Starbucks Workers United said Thursday that the closures were made without input from baristas. The union said it intends to engage in bargaining at every union-represented store that is closing to ensure workers can be placed at another store they prefer.
“Fixing what’s broken at Starbucks isn’t possible without centering the people who engage with the company’s customers day in and day out,” the union said.
News of the store closures came just over a week after unionized employees in three states sued Starbucks over its new dress code, saying the company refused to reimburse workers who had to buy new clothes.
Starbucks plans to increase its North American store count in its next fiscal year, Niccol said. The company also plans to redesign more than 1,000 locations in the next 12 months to give them a warmer, more welcoming feel.

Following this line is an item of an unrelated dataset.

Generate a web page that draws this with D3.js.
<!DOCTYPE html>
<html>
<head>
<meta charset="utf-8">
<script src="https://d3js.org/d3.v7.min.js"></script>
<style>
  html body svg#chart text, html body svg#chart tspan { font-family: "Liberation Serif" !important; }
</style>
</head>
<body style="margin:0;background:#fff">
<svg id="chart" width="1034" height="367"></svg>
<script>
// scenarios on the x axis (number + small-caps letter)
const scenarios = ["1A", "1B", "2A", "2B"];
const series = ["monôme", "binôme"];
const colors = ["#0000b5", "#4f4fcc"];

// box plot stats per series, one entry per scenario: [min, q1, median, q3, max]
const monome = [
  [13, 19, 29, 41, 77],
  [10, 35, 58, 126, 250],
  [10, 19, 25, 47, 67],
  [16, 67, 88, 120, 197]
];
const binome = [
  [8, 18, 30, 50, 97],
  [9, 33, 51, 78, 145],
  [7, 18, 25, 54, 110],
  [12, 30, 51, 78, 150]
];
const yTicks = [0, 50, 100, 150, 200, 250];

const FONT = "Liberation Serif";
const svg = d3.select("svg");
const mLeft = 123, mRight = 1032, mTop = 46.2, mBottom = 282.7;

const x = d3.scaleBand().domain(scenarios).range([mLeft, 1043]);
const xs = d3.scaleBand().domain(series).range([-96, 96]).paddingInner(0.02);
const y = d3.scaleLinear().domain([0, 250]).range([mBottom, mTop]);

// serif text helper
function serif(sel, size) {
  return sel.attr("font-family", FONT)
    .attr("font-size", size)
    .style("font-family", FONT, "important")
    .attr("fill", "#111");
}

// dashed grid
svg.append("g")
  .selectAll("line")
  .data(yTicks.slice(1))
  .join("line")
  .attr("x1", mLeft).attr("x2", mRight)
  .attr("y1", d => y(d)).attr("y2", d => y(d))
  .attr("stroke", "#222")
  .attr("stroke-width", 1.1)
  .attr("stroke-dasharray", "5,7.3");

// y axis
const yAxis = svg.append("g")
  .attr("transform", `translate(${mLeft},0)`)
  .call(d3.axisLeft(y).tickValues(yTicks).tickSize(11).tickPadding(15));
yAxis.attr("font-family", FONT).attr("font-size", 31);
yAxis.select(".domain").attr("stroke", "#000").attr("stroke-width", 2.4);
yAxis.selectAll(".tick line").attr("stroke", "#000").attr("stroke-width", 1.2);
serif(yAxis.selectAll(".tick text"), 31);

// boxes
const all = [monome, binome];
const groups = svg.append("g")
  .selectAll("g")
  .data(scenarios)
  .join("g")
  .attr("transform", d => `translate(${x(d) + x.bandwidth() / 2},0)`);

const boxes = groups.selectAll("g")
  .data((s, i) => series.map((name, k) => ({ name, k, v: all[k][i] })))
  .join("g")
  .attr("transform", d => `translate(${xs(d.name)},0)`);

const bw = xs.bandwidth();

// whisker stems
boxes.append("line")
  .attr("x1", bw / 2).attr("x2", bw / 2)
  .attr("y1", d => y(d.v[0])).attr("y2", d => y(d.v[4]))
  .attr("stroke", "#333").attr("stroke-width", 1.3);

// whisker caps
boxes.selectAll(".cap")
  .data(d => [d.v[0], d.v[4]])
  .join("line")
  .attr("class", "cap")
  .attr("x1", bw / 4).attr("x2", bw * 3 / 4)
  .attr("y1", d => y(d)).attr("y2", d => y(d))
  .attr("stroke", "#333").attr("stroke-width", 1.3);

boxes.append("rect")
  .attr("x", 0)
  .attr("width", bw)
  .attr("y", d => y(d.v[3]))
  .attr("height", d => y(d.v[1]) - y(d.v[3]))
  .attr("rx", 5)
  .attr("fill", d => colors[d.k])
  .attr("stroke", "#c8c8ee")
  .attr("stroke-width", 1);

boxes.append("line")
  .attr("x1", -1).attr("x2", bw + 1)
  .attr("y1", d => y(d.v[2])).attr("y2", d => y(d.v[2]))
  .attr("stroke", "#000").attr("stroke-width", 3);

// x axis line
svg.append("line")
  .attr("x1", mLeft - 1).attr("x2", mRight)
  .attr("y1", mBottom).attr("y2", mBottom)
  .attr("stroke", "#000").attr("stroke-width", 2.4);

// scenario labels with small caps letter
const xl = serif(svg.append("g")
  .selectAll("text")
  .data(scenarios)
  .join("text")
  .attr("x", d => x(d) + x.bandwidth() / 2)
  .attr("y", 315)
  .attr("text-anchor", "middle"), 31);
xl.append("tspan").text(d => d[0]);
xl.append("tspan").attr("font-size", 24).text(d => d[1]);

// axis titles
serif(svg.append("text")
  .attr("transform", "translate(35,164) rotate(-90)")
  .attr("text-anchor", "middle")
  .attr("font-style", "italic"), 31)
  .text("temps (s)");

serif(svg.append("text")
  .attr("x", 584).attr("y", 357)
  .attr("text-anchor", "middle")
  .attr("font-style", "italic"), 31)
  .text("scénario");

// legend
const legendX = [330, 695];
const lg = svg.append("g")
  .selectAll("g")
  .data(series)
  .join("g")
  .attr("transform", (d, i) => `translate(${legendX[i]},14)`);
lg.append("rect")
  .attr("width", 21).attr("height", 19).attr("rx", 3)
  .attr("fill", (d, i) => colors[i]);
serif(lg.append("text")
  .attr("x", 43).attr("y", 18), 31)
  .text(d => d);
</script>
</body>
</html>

This is the second round of layoffs at Starbucks this year. In February, Niccol announced the layoffs of 1,100 corporate employees globally and eliminated several hundred open positions. At the time, he said Starbucks needed to operate more efficiently and increase accountability for decisions.
Niccol is a turnaround specialist who was brought into Starbucks a year ago this month to give the brand a jolt. Under Niccol’s leadership, the struggling Chipotle chain, where Niccol was CEO for about six years, essentially doubled its revenue and its profit, and its stock price soared.
In July, Starbucks reported its sixth straight quarter of lower same-store sales, as weak U.S. traffic continued to be a drain on the company. Niccol is trying to turn that around by adding staff, making stores cozier and introducing software that helps prioritize orders and makes sure customers can get their drinks within four minutes.